Et moi, j’ai déménagé en France. A Montrottier, dans l’atelier du peintre et sculpteur Winfried Veit (aujourd’hui installé à Saint-Julien-Molin-Molette, dans la Loire, il devrait revenir présenter ses œuvres à la galerie Chybulski l’année prochaine). L’atelier était installé dans des jardins. C’était super en été, mais en hiver… ce n’était pas chauffé. Il a fallu trouver autre chose.
C’est là qu’on c’est installé ici à Ville-sur-Jarnioux, fin 2003. Mais il n’y avait pas d’atelier. J’ai donc fait une pause artistique d’environ un an. On a construit l’atelier et fait la galerie. On a ouvert en 2005. Cela s’est imposé. Quand tu as vécu à Vienne, à Berlin, tu as besoin d’un peu de mouvement ! Et à Villefranche, à l’époque, il n’y avait plus de galerie. Cela nous permet de recevoir des copains, les artistes qu’on aime…
Si on parlait un peu de votre travail ? Comment avez-vous évolué ?
J’ai complètement changé. Déjà, je ne peins plus du tout, je n’ai plus envie. Je me concentre sur les objets. Mais je garde les bases de mon apprentissage, de l’art religieux. J’utilise des techniques qui remontent au XIIe siècle, qui n’existent pas du tout dans l’art moderne. Je travaille les feuilles de métal, les oxydations.
Avez-vous des influences, des sources d’inspiration ?
Non ! Il y a beaucoup de chose que j’aime bien, d’autres que je n’aime pas du tout. Mais je n’ai jamais voulu faire quelque chose qui ressemble à ce que j’ai vu !
En phase de création, avez-vous un processus de travail précis ?
Non, ça vient, c’est tout ! Souvent les idées me viennent en voiture, quand je conduis !
Et la sculpture, c’est beaucoup autour du métal…
Pas toujours. Et le métal uniquement sous forme de feuilles. Sinon je travaille le grès, le bois, la colle de peau de lapin…
Avez-vous des thèmes récurrents ?
Non. Enfin si, maintenant, la voiture ! Les jouets en général, peut-être. J’aime bien jouer avec les jouets ! Longtemps mes thèmes était très politique, comme ce que j’avais fait avec de vieux textes du XVIe, XVIIe siècle, mais je n’ai plus envie, ça ne m’intéresse plus…
Imaginons quelqu’un qui ne connais pas du tout votre œuvre, comment la lui décririez-vous ?

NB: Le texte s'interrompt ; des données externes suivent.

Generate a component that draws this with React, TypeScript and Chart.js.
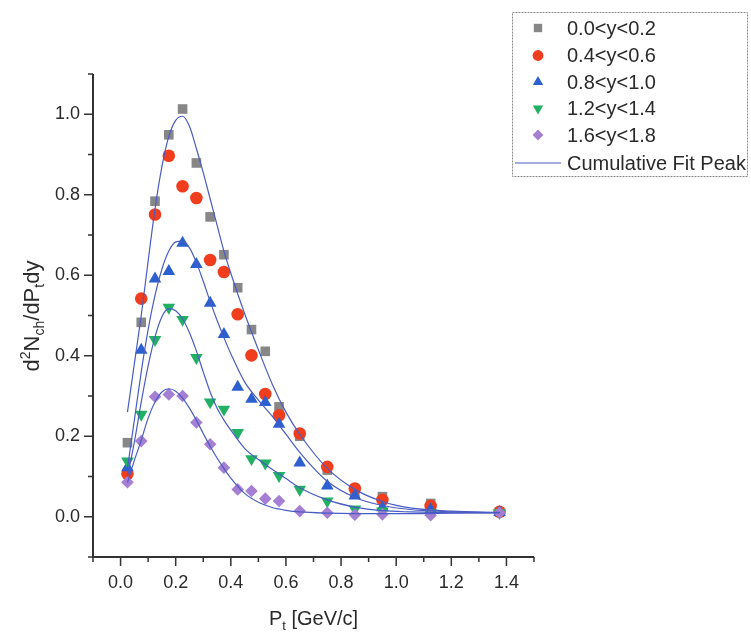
import React, { useEffect, useRef } from 'react';
import { Chart, registerables } from 'chart.js';

Chart.register(...registerables);

const FONT = '"Liberation Sans", Arial, Helvetica, sans-serif';

// Transverse momentum bin centres (GeV/c)
const ptX = [0.025, 0.075, 0.125, 0.175, 0.225, 0.275, 0.325, 0.375, 0.425, 0.475, 0.525, 0.575, 0.65, 0.75, 0.85, 0.95, 1.125, 1.375];

const series00 = [0.184, 0.483, 0.784, 0.949, 1.013, 0.879, 0.745, 0.651, 0.569, 0.465, 0.411, 0.273, 0.2, 0.116, 0.06, 0.05, 0.033, 0.012];
const series04 = [0.107, 0.542, 0.751, 0.897, 0.821, 0.792, 0.638, 0.608, 0.503, 0.401, 0.305, 0.252, 0.207, 0.124, 0.07, 0.042, 0.027, 0.012];
const series08 = [0.122, 0.414, 0.591, 0.61, 0.68, 0.627, 0.531, 0.453, 0.322, 0.292, 0.284, 0.23, 0.134, 0.077, 0.052, 0.023, 0.018, 0.011];
const series12 = [0.138, 0.254, 0.44, 0.52, 0.49, 0.395, 0.285, 0.267, 0.209, 0.144, 0.133, 0.102, 0.068, 0.039, 0.019, 0.014, 0.01, 0.01];
const series16 = [0.086, 0.188, 0.298, 0.304, 0.3, 0.234, 0.18, 0.122, 0.068, 0.064, 0.045, 0.039, 0.014, 0.01, 0.005, 0.006, 0.004, 0.01];

// Fit curves
const fitX = [0.025, 0.05, 0.075, 0.1, 0.125, 0.15, 0.175, 0.2, 0.225, 0.25, 0.275, 0.3, 0.325, 0.35, 0.375, 0.4, 0.45, 0.5, 0.55, 0.6, 0.65, 0.75, 0.85, 0.95, 1.05, 1.2, 1.375];
const fitTop = [0.26, 0.38, 0.5, 0.635, 0.765, 0.87, 0.945, 0.985, 0.995, 0.97, 0.915, 0.855, 0.79, 0.725, 0.66, 0.605, 0.505, 0.415, 0.33, 0.26, 0.205, 0.12, 0.068, 0.038, 0.022, 0.014, 0.011];
const fitBlue = [0.12, 0.24, 0.36, 0.465, 0.55, 0.615, 0.66, 0.683, 0.685, 0.668, 0.632, 0.585, 0.535, 0.488, 0.445, 0.405, 0.335, 0.29, 0.25, 0.205, 0.16, 0.088, 0.048, 0.028, 0.018, 0.012, 0.01];
const fitGreen = [0.1, 0.185, 0.285, 0.375, 0.447, 0.497, 0.517, 0.512, 0.492, 0.457, 0.412, 0.36, 0.31, 0.27, 0.24, 0.215, 0.17, 0.142, 0.118, 0.095, 0.072, 0.042, 0.024, 0.015, 0.012, 0.01, 0.01];
const fitPurple = [0.085, 0.14, 0.19, 0.245, 0.285, 0.31, 0.318, 0.312, 0.295, 0.27, 0.24, 0.207, 0.175, 0.146, 0.12, 0.096, 0.058, 0.036, 0.023, 0.016, 0.012, 0.009, 0.008, 0.008, 0.008, 0.009, 0.01];

const xTickValues = [0, 0.2, 0.4, 0.6, 0.8, 1.0, 1.2, 1.4];
const yTickValues = [0, 0.2, 0.4, 0.6, 0.8, 1.0];

const seriesLabels = ['0.0<y<0.2', '0.4<y<0.6', '0.8<y<1.0', '1.2<y<1.4', '1.6<y<1.8'];
const fitLabel = 'Cumulative Fit Peak';

const COLORS = ['#878787', '#f03d1e', '#2c5fcf', '#21b064', '#a57fd3'];
const FIT_COLOR = '#4a5cc4';

const pairs = (xs: number[], ys: number[]) => xs.map((x, i) => ({ x, y: ys[i] }));

function drawMarker(ctx: CanvasRenderingContext2D, kind: number, x: number, y: number, s: number) {
  ctx.beginPath();
  if (kind === 0) {
    ctx.rect(x - s * 0.7, y - s * 0.7, s * 1.4, s * 1.4);
  } else if (kind === 1) {
    ctx.arc(x, y, s * 0.9, 0, Math.PI * 2);
  } else if (kind === 2) {
    ctx.moveTo(x, y - s);
    ctx.lineTo(x + s * 0.866, y + s * 0.5);
    ctx.lineTo(x - s * 0.866, y + s * 0.5);
    ctx.closePath();
  } else if (kind === 3) {
    ctx.moveTo(x, y + s);
    ctx.lineTo(x + s * 0.866, y - s * 0.5);
    ctx.lineTo(x - s * 0.866, y - s * 0.5);
    ctx.closePath();
  } else {
    ctx.moveTo(x, y - s * 0.9);
    ctx.lineTo(x + s * 0.9, y);
    ctx.lineTo(x, y + s * 0.9);
    ctx.lineTo(x - s * 0.9, y);
    ctx.closePath();
  }
  ctx.fill();
}

function drawPieces(ctx: CanvasRenderingContext2D, pieces: { t: string; s: number; dy: number }[], cx: number, baseline: number) {
  let total = 0;
  const widths = pieces.map((p) => {
    ctx.font = `${p.s}px ${FONT}`;
    const w = ctx.measureText(p.t).width;
    total += w;
    return w;
  });
  let x = cx - total / 2;
  pieces.forEach((p, i) => {
    ctx.font = `${p.s}px ${FONT}`;
    ctx.fillText(p.t, x, baseline + p.dy);
    x += widths[i];
  });
}

const decorPlugin = {
  id: 'decor',
  afterDraw(chart: any) {
    const { ctx, chartArea: ca } = chart;
    const xs = chart.scales.x;
    const ys = chart.scales.y;
    ctx.save();
    // axis lines
    ctx.strokeStyle = '#333';
    ctx.lineWidth = 2;
    ctx.beginPath();
    ctx.moveTo(ca.left, ca.top);
    ctx.lineTo(ca.left, ca.bottom);
    ctx.lineTo(ca.right, ca.bottom);
    ctx.stroke();
    // ticks
    ctx.lineWidth = 1.5;
    ctx.beginPath();
    for (let i = -1; i <= 15; i++) {
      const px = xs.getPixelForValue(i / 10);
      const len = i >= 0 && i % 2 === 0 ? 9 : 5;
      ctx.moveTo(px, ca.bottom);
      ctx.lineTo(px, ca.bottom + len);
    }
    for (let i = -1; i <= 11; i++) {
      const py = ys.getPixelForValue(i / 10);
      const len = i >= 0 && i % 2 === 0 ? 9 : 5;
      ctx.moveTo(ca.left, py);
      ctx.lineTo(ca.left - len, py);
    }
    ctx.stroke();

    // axis titles
    ctx.fillStyle = '#2a2a2a';
    ctx.textBaseline = 'alphabetic';
    ctx.textAlign = 'left';
    drawPieces(ctx, [
      { t: 'P', s: 20, dy: 0 },
      { t: 't', s: 13, dy: 5 },
      { t: ' [GeV/c]', s: 20, dy: 0 },
    ], (ca.left + ca.right) / 2, 625);

    ctx.save();
    ctx.translate(31, 316);
    ctx.rotate(-Math.PI / 2);
    drawPieces(ctx, [
      { t: 'd', s: 22, dy: 0 },
      { t: '2', s: 14, dy: -9 },
      { t: 'N', s: 22, dy: 0 },
      { t: 'ch', s: 14, dy: 5 },
      { t: '/dP', s: 22, dy: 0 },
      { t: 't', s: 14, dy: 5 },
      { t: 'dy', s: 22, dy: 0 },
    ], 0, 8);
    ctx.restore();

    // legend
    ctx.fillStyle = '#ffffff';
    ctx.fillRect(512, 12, 236, 165);
    ctx.strokeStyle = '#8a8a8a';
    ctx.lineWidth = 1;
    ctx.setLineDash([2, 1]);
    ctx.strokeRect(512.5, 12.5, 235, 164);
    ctx.setLineDash([]);
    const rowY = [28, 55.5, 82, 108.5, 135, 163];
    ctx.font = `20px ${FONT}`;
    ctx.textBaseline = 'middle';
    seriesLabels.forEach((lab, i) => {
      ctx.fillStyle = COLORS[i];
      drawMarker(ctx, i, 538, rowY[i], 6);
      ctx.fillStyle = '#2a2a2a';
      ctx.fillText(lab, 567, rowY[i] + 1);
    });
    ctx.strokeStyle = FIT_COLOR;
    ctx.lineWidth = 1.2;
    ctx.beginPath();
    ctx.moveTo(515, rowY[5]);
    ctx.lineTo(561, rowY[5]);
    ctx.stroke();
    ctx.fillStyle = '#2a2a2a';
    ctx.fillText(fitLabel, 567, rowY[5] + 1);
    ctx.restore();
  },
};

export default function App() {
  const ref = useRef<HTMLCanvasElement | null>(null);

  useEffect(() => {
    document.body.style.margin = '0';
    const canvas = ref.current;
    if (!canvas) return;

    const pointStyles: any[] = ['rect', 'circle', 'triangle', 'triangle', 'rectRot'];
    const rotations = [0, 0, 0, 180, 0];
    const radii = [6.8, 6.3, 7.3, 7.3, 6.3];
    const seriesData = [series00, series04, series08, series12, series16];

    const pointSets = seriesData.map((ys, i) => ({
      label: seriesLabels[i],
      data: pairs(ptX, ys),
      showLine: false,
      pointStyle: pointStyles[i],
      rotation: rotations[i],
      pointRadius: radii[i],
      pointHoverRadius: radii[i],
      pointBackgroundColor: COLORS[i],
      pointBorderWidth: 0,
      pointBorderColor: COLORS[i],
      backgroundColor: COLORS[i],
      borderColor: COLORS[i],
      order: 10 - i,
    }));

    const fits = [fitTop, fitBlue, fitGreen, fitPurple].map((ys, i) => ({
      label: i === 0 ? fitLabel : `${fitLabel} ${i}`,
      data: pairs(fitX, ys),
      showLine: true,
      pointRadius: 0,
      pointHoverRadius: 0,
      borderColor: FIT_COLOR,
      borderWidth: 1.2,
      cubicInterpolationMode: 'monotone' as const,
      fill: false,
      order: 1,
    }));

    const chart = new Chart(canvas, {
      type: 'scatter',
      data: { datasets: [...pointSets, ...fits] as any },
      options: {
        responsive: false,
        animation: false,
        devicePixelRatio: 1,
        layout: { padding: { left: 0, top: 74, right: 217, bottom: 0 } },
        plugins: {
          legend: { display: false },
          tooltip: { enabled: false },
          title: { display: false },
        },
        scales: {
          x: {
            type: 'linear',
            min: -0.1,
            max: 1.5,
            grid: { display: false, drawTicks: false, tickLength: 0 },
            border: { display: false },
            afterBuildTicks: (s: any) => {
              s.ticks = xTickValues.map((v) => ({ value: v }));
            },
            afterFit: (s: any) => {
              s.height = 77;
            },
            ticks: {
              padding: 15,
              autoSkip: false,
              maxRotation: 0,
              color: '#2a2a2a',
              font: { family: FONT, size: 18 },
              callback: (v: any) => Number(v).toFixed(1),
            },
          },
          y: {
            type: 'linear',
            min: -0.1,
            max: 1.1,
            grid: { display: false, drawTicks: false, tickLength: 0 },
            border: { display: false },
            afterBuildTicks: (s: any) => {
              s.ticks = yTickValues.map((v) => ({ value: v }));
            },
            afterFit: (s: any) => {
              s.width = 93;
            },
            ticks: {
              padding: 13,
              autoSkip: false,
              color: '#2a2a2a',
              font: { family: FONT, size: 18 },
              callback: (v: any) => Number(v).toFixed(1),
            },
          },
        },
      },
      plugins: [decorPlugin],
    });

    return () => chart.destroy();
  }, []);

  return (
    <div style={{ width: 751, height: 634, background: '#fff' }}>
      <canvas ref={ref} width={751} height={634} style={{ display: 'block', width: 751, height: 634 }} />
    </div>
  );
}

Je lui dirais : faut le voir ! Je ne peux pas expliquer ce que je fais, je peux expliquer la technique. De toute façon, je n’aime pas expliquer la peinture, l’art. Cela devient trop compliqué… Les titres, c’est pareil, je n’en mets jamais… Derrière mes œuvres, il y a des concepts plus artisanaux qu’intellectuels. Pour réaliser certaines œuvres, il m’a fallu parfois des années, entre la conception et la réalisation, pour arriver à trouver la bonne technique. Disons que chaque œuvre existe très précisément dans mon esprit. Et ce sont de petits défis techniques pour les réaliser comme je les vois dans ma tête.